What should architectural internship be? Give any opinions or ideas that would make an
internship better.


For decades the architectural profession has struggled with making internship more meaningful. The question was raised in 1975 when the IDP Coordinating Committee was formed, and lingers today: How must one make the transition from education to practice? Is an intern simply “any individual in the process of satisfying a registration board’s training requirements,” as defined by NCARB? While it does characterize the process, it leaves me a bit disappointed.

Internship is regarded as a process of becoming. You are neither here nor there. I acknowledge that human existence is about becoming. Time perpetuates our experience, and inherently, nothing remains fixed. However, humans also value achievement, and a sense of being. Being an architect is all I wanted at six years old, and today at 25 I am at least one year away from this dream. So what am I now? Am I just “in the process?”

Today I want to be. I believe that forging stronger ties to those who follow us as well as to our mentors can establish an identity for internship, and strengthen the experience. Architecture students have a sense of being that comes with enrolling in an institution, sharing a camaraderie among peers, and interacting within a stable student/teacher relationship. Architects have this sense of being as well, having passed an exam, earning the title “Registered Architect,” and perhaps running their own practice.

Through close interaction with my IDP mentor I realize that every day one gains knowledge of the profession. One never stops learning, and even as an intern, one can become a resource for both students and architects. While having been exposed to practice, yet not far removed from academia, the intern is in a unique position to, in a sense, keep a finger on the pulse of architecture. We are well versed in the latest computer programs, learned in the current avantgarde theories, yet we know how to check shop drawings, and are all-too familiar with redlines. We bring a perspective to the profession that others can draw upon.
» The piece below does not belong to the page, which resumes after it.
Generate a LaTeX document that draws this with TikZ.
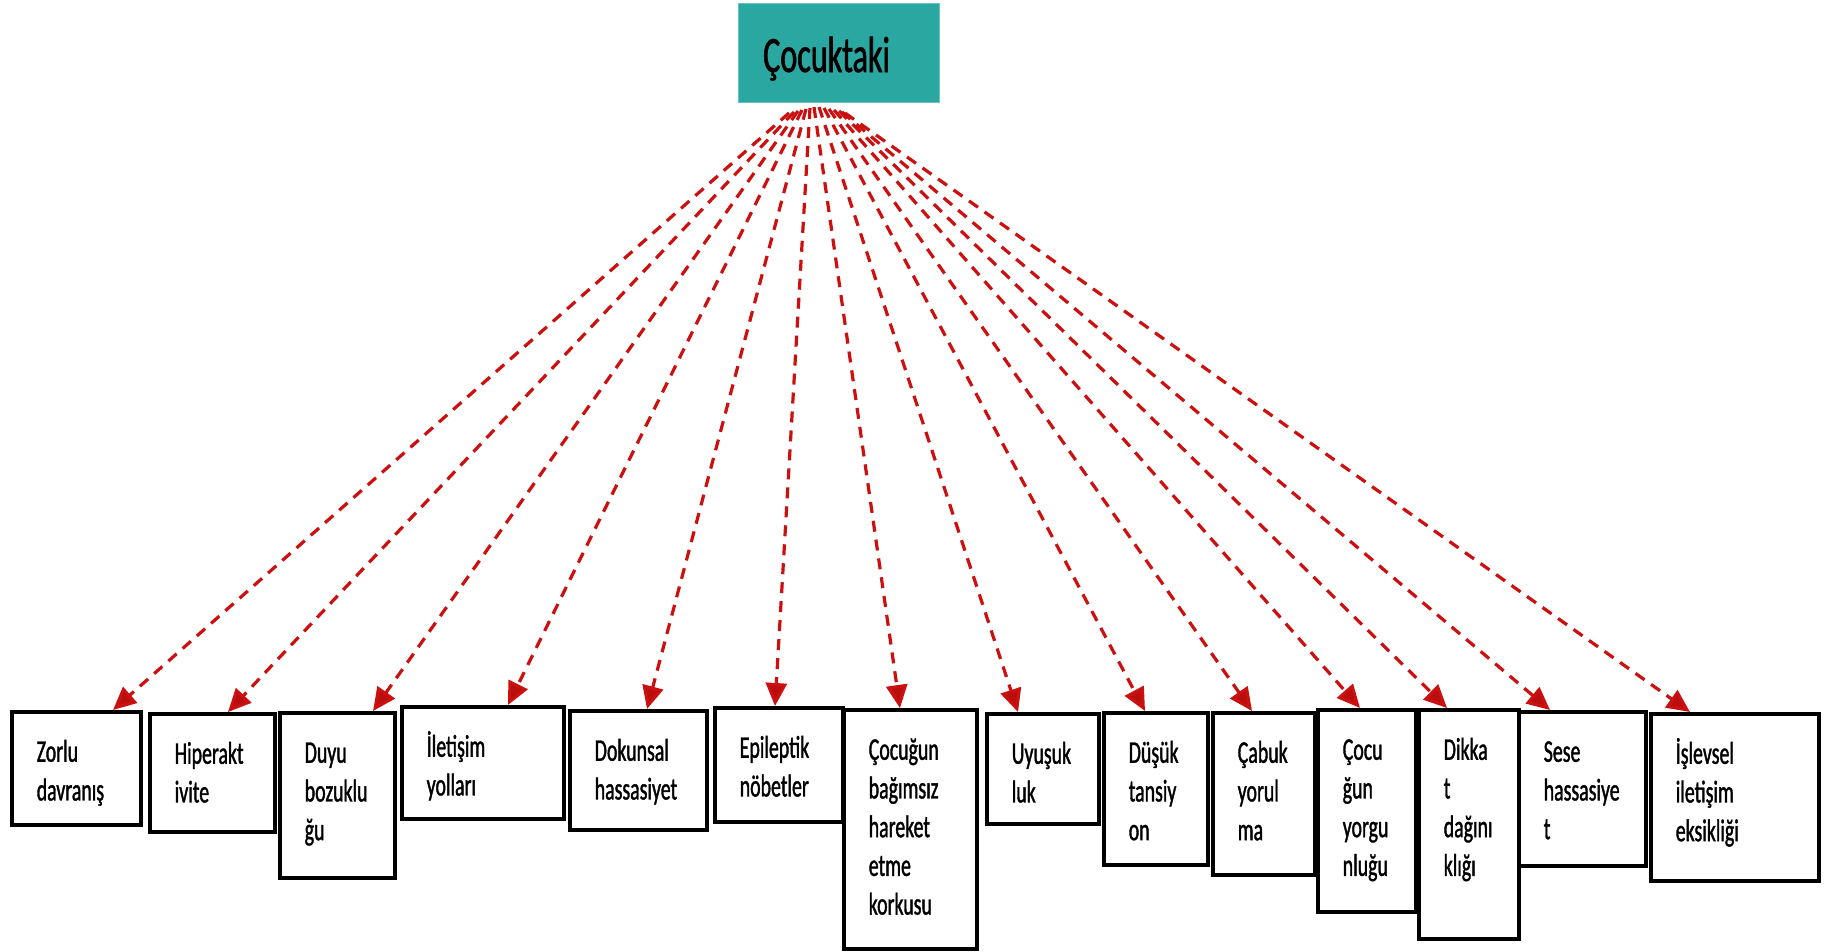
\documentclass[tikz,border=0pt]{standalone}
\usepackage{fontspec}
\setmainfont{Carlito}[FakeStretch=0.63]
\newfontfamily\boxfont{Carlito}[FakeStretch=0.63,FakeBold=1.2]
\usetikzlibrary{arrows.meta,calc}
\definecolor{tealbox}{RGB}{42,167,160}
\definecolor{arrowred}{RGB}{204,16,16}
\hyphenpenalty=10000
\exhyphenpenalty=10000
\newcommand\symbx[6]{%
  \node[sbox, anchor=north west] (#1) at (#2,#3)
    {\parbox[t][\dimexpr#5pt-#3pt\relax][t]{\dimexpr#4pt-#2pt-50pt\relax}{\raggedright\rule{0pt}{50pt}#6}};}
\tikzset{
  sbox/.style={draw=black, line width=3.5pt, fill=white, inner xsep=25pt, inner ysep=0pt,
    font=\boxfont\fontsize{31.5pt}{38.7pt}\selectfont},
  titlebox/.style={fill=tealbox, draw=tealbox!70!white, line width=1pt, inner sep=0pt},
  conn/.style={draw=arrowred, line width=3.2pt, dash pattern=on 11pt off 8pt,
    -{Triangle[width=21pt,length=23pt,fill=arrowred!90!black]}}
}
\begin{document}
\begin{tikzpicture}[x=1pt,y=-1pt]
\useasboundingbox[fill=white] (0,0) rectangle (1830,951);
% title
\node[titlebox, anchor=north west, minimum width=201pt, minimum height=99pt] (top) at (738,3) {};
\node[anchor=base west, inner sep=0pt, font=\boxfont\fontsize{51pt}{60pt}\selectfont] (toptext) at (763,72) {Çocuktaki};
% boxes
\symbx{b1}{10}{710}{139}{823}{Zorlu\\davranış}
\symbx{b2}{148}{712}{273}{830}{Hiperakt\\ivite}
\symbx{b3}{278}{711}{393}{876}{Duyu\\bozuklu\\ğu}
\symbx{b4}{400}{705}{562}{817}{İletişim\\yolları}
\symbx{b5}{568}{709}{705}{828}{Dokunsal\\hassasiyet}
\symbx{b6}{713}{706}{841}{820}{Epileptik\\nöbetler}
\symbx{b7}{842}{708}{975}{947}{Çocuğun\\bağımsız\\hareket\\etme\\korkusu}
\symbx{b8}{985}{712}{1097}{822}{Uyuşuk\\luk}
\symbx{b9}{1102}{711}{1206}{863}{Düşük\\tansiy\\on}
\symbx{b10}{1211}{711}{1313}{873}{Çabuk\\yorul\\ma}
\symbx{b11}{1316}{708}{1414}{910}{Çocu\\ğun\\yorgu\\nluğu}
\symbx{b12}{1417}{708}{1517}{937}{Dikka\\t\\dağını\\klığı}
\symbx{b13}{1517}{710}{1644}{864}{Sese\\hassasiye\\t}
\symbx{b14}{1649}{712}{1817}{879}{İşlevsel\\iletişim\\eksikliği}
% connectors
\draw[conn] ($(top.south)+(-50,10)$) -- ($(b1.north west)+(103,0)$);
\draw[conn] ($(top.south)+(-45,9)$) -- ($(b2.north west)+(80,0)$);
\draw[conn] ($(top.south)+(-41,8)$) -- ($(b3.north west)+(95,0)$);
\draw[conn] ($(top.south)+(-37,7)$) -- ($(b4.north west)+(108,0)$);
\draw[conn] ($(top.south)+(-33,6)$) -- ($(b5.north west)+(79,0)$);
\draw[conn] ($(top.south)+(-29,5)$) -- ($(b6.north west)+(62,0)$);
\draw[conn] ($(top.south)+(-25,4)$) -- ($(b7.north west)+(58,0)$);
\draw[conn] ($(top.south)+(-20,4)$) -- ($(b8.north west)+(33,0)$);
\draw[conn] ($(top.south)+(-15,5)$) -- ($(b9.north west)+(43,0)$);
\draw[conn] ($(top.south)+(-10,6)$) -- ($(b10.north west)+(41,0)$);
\draw[conn] ($(top.south)+(-5,7)$) -- ($(b11.north west)+(44,0)$);
\draw[conn] ($(top.south)+(0,8)$) -- ($(b12.north west)+(30,0)$);
\draw[conn] ($(top.south)+(3,9)$) -- ($(b13.north west)+(33,0)$);
\draw[conn] ($(top.south)+(6,10)$) -- ($(b14.north west)+(41,0)$);
\end{tikzpicture}
\end{document}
While IDP has established the mentor/apprentice relationship, it lacks in linking experienced interns with students. We can visit campuses as representatives of our firms, allow students to shadow us instead of our superiors, and host events such as lectures or exhibitions that educate students and architects about our internship experience. The gap between education and practice, while addressed in various ways through IDP, will always exist as long as internship is in isolation as a process of becoming something else and not of being who we are.